**Set exercise**
Wherever a line holds the string "React", copy that line.

**Records excerpted from a collection**
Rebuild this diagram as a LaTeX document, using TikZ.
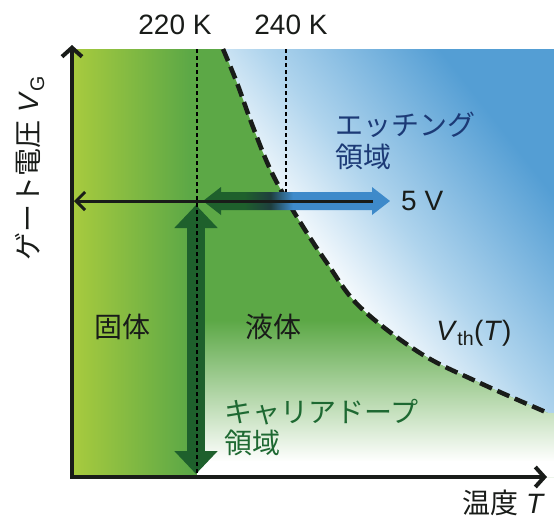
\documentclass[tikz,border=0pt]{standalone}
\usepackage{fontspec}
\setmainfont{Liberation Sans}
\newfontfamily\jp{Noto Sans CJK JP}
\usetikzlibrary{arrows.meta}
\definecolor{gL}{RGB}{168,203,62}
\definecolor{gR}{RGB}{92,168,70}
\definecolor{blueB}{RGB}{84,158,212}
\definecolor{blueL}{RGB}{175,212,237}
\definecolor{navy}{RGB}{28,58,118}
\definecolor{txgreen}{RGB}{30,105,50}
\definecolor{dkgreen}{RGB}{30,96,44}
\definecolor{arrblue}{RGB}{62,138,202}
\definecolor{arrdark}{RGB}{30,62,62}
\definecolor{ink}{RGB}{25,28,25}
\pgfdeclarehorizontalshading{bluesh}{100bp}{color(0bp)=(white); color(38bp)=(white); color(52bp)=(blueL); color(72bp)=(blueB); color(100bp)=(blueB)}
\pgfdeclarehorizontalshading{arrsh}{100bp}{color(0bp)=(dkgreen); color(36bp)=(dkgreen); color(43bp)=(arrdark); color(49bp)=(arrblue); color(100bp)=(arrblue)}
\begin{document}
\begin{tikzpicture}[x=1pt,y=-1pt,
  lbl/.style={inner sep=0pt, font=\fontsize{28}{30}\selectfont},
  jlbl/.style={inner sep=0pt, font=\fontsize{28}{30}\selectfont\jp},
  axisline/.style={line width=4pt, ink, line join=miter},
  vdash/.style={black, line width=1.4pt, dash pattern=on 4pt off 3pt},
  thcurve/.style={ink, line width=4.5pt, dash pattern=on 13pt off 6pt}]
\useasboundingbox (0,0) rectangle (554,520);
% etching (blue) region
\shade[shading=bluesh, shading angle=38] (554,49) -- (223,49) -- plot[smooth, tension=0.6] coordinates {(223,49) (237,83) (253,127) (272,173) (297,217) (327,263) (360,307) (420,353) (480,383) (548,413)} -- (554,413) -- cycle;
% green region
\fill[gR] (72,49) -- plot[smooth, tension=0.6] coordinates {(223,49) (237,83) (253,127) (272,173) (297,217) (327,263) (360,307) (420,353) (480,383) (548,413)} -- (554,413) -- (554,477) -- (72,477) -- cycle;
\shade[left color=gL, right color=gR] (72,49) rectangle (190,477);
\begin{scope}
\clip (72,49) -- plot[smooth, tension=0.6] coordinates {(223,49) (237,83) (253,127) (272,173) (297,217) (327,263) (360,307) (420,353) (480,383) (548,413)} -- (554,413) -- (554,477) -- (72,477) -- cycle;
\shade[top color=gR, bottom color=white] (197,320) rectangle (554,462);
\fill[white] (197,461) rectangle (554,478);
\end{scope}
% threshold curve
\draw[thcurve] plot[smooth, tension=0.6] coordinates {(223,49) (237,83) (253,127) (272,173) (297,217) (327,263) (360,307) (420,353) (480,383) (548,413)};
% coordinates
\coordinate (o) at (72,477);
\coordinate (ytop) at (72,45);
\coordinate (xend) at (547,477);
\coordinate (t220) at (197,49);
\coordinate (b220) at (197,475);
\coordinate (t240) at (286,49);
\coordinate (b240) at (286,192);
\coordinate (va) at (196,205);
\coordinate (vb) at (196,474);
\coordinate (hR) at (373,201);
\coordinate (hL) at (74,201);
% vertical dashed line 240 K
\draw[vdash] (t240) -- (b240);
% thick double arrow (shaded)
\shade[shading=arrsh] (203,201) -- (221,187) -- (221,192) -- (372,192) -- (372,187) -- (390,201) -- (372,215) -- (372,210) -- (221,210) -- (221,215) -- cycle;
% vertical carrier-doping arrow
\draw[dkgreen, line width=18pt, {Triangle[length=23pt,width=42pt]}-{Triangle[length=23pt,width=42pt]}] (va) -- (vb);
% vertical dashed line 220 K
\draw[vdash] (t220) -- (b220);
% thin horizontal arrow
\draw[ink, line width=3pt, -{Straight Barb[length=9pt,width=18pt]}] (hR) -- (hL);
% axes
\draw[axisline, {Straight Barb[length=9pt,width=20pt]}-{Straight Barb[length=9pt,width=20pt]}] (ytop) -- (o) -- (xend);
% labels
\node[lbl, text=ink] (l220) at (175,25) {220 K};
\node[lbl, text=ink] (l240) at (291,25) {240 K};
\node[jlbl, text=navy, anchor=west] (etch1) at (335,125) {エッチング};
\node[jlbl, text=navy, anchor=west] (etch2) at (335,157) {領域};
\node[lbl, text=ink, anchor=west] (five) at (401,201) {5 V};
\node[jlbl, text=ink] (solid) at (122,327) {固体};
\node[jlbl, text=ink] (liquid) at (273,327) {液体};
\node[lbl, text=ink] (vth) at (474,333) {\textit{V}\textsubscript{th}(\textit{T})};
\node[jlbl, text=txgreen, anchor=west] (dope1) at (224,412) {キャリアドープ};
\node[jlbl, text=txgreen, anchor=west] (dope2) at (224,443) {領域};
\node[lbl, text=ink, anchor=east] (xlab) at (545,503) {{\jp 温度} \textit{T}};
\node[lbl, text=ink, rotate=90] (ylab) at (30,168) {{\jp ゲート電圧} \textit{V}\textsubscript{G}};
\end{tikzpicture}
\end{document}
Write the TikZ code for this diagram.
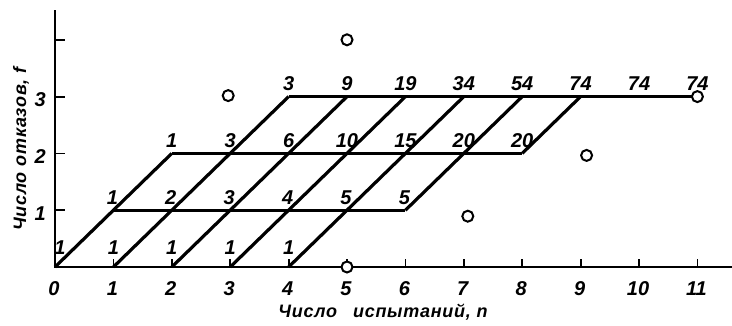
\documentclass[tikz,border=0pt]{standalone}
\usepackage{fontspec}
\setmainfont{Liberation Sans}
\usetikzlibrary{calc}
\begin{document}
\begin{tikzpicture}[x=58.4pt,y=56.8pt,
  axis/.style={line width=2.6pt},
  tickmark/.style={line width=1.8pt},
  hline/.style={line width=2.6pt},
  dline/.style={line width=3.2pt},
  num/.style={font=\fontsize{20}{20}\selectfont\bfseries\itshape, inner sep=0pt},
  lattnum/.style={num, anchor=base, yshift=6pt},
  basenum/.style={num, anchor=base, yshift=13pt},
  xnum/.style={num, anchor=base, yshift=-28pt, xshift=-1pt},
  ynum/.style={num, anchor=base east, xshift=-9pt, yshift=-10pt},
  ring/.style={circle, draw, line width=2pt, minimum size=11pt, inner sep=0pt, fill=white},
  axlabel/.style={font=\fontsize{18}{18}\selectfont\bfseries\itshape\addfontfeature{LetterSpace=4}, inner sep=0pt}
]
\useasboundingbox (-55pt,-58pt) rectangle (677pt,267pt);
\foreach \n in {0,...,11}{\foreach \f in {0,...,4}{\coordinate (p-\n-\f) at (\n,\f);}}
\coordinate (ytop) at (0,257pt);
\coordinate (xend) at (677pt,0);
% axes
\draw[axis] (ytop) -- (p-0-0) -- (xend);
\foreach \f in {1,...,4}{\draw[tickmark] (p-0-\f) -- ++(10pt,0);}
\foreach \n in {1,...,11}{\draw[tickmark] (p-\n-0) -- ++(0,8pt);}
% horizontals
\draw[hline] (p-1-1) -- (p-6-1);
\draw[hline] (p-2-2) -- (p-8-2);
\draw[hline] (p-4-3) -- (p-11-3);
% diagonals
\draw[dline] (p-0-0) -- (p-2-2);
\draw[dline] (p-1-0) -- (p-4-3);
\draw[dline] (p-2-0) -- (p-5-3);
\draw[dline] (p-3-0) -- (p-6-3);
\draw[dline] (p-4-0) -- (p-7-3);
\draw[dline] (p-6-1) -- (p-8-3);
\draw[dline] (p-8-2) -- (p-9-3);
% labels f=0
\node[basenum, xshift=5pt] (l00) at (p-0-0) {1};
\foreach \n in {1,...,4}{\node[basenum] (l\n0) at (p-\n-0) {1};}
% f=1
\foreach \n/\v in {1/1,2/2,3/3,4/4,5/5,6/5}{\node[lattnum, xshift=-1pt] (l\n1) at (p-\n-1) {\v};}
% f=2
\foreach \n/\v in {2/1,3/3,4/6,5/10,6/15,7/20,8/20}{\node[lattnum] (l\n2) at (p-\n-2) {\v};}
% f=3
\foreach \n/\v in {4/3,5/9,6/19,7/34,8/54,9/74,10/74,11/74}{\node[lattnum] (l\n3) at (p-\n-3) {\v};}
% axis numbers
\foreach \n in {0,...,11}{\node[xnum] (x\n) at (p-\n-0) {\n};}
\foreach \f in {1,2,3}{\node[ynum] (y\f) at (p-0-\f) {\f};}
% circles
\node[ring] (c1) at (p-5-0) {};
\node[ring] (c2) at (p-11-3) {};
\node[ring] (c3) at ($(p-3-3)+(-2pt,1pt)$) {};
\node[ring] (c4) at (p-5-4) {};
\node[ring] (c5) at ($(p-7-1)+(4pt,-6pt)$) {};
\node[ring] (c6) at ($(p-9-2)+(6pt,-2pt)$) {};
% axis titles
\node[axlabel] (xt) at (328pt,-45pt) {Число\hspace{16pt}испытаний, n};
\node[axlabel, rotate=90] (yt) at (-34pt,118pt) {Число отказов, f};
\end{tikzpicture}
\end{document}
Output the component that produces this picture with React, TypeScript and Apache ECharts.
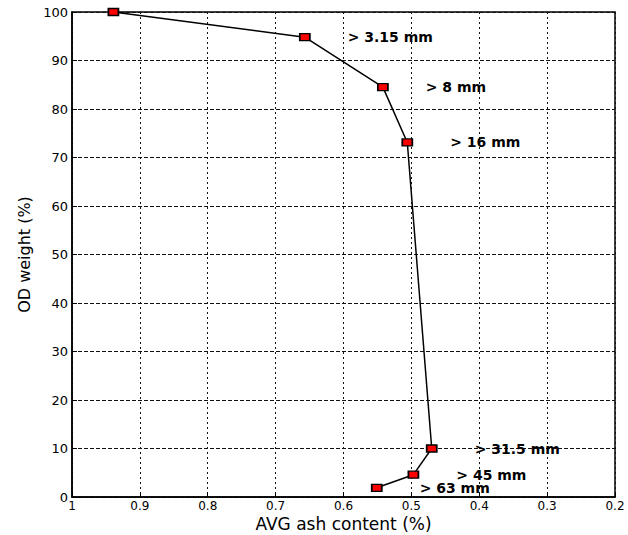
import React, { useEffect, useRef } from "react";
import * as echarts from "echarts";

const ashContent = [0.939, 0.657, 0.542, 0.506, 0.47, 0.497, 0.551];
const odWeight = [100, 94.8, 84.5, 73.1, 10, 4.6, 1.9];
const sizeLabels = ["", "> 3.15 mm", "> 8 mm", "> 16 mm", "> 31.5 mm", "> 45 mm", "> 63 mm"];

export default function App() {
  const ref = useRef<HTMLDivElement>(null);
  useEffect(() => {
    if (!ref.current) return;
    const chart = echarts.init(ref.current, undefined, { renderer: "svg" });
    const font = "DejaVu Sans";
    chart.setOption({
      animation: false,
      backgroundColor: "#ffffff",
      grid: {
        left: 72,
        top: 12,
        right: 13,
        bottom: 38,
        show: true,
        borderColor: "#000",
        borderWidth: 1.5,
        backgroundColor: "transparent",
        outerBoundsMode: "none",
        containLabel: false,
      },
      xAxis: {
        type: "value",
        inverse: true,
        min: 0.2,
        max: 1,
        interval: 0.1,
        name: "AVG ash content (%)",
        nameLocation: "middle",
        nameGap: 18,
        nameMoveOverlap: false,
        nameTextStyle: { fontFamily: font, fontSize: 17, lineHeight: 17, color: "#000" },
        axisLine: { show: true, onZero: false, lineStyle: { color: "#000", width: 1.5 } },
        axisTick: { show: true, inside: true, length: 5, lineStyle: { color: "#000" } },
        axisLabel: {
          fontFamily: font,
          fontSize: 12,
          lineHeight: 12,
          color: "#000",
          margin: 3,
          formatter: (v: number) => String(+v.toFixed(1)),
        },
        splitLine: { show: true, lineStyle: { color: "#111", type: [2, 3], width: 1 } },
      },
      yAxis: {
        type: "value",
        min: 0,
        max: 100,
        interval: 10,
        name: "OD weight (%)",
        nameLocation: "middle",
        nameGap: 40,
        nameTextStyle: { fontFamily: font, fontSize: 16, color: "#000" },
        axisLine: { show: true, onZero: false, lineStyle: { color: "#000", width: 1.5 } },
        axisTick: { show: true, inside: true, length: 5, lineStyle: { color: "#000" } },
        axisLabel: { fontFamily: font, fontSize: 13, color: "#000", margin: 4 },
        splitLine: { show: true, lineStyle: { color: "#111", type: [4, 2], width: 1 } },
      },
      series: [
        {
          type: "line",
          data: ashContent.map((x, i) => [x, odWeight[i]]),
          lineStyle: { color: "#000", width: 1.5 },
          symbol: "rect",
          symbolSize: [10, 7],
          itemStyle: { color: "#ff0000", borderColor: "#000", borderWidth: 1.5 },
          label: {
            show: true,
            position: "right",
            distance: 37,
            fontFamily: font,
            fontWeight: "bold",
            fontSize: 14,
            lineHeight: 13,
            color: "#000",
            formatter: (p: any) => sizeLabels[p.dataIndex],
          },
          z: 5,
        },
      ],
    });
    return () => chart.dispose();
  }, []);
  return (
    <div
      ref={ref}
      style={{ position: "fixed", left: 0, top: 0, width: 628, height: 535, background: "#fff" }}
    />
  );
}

**Complete output**
Output the component that produces this picture with React, TypeScript and Apache ECharts.
import React, { useEffect, useRef } from "react";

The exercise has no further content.